Under the terms of the settlement, neither the city, nor the New York Police Department, will be required to admit to any wrongdoing.

The riots during the summer of 2020 were filled with violence, arson, and multiple deaths nationwide.

Fox News reports, "Protests and riots following the 2020 killing of Floyd resulted in at least 18 deaths, $350 million worth of property damage in the Minneapolis area, and nearly $2 billion nationwide. About 10,000 people were arrested in the span of a few days."

Over 600 people have also sued the city individually over incidents during the riots. Roughly half of the cases have already been settled, costing New York taxpayers approximately $12 million — so far.

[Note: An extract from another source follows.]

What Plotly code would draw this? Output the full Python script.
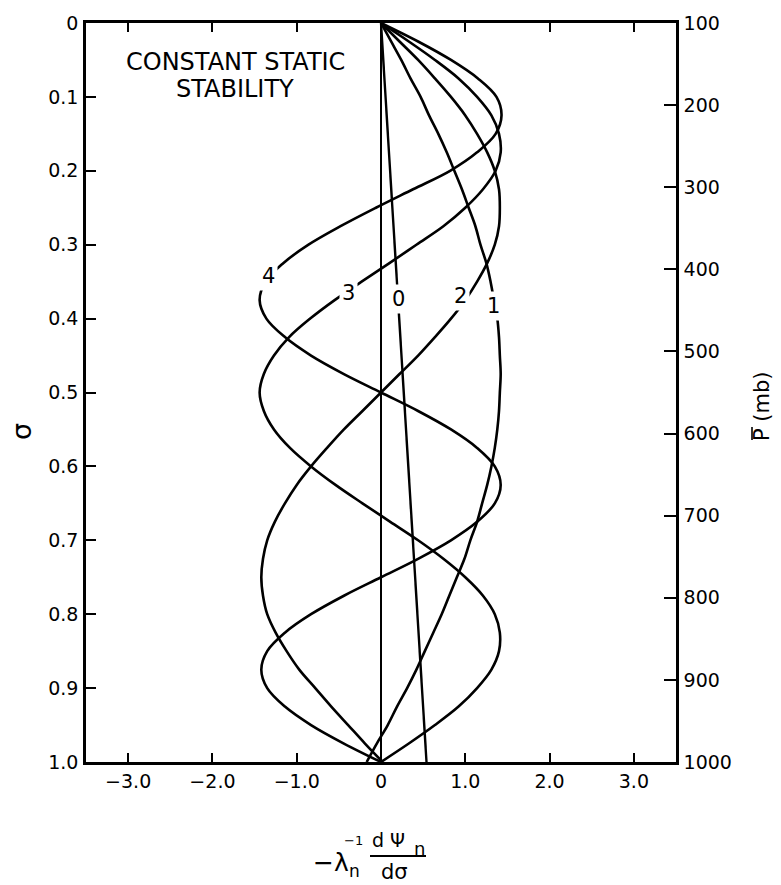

"There is no history — or present or future — of unconstitutional policing," Georgia Pestana, an attorney for the city, wrote in a memo, according to the Fox report. "There is no frequent deprivation of constitutional rights."

Wylie Stecklow, one of the attorneys representing the protesters, told the AP that "the growing cost to taxpayers" should serve as a "red flag" for city leaders about the NYPD’s inability to correct its "decades old problem with constitutionally compliant protest policing."

"While the arc of the moral universe is indeed long, sometimes it needs reform to bend towards justice," Stecklow said.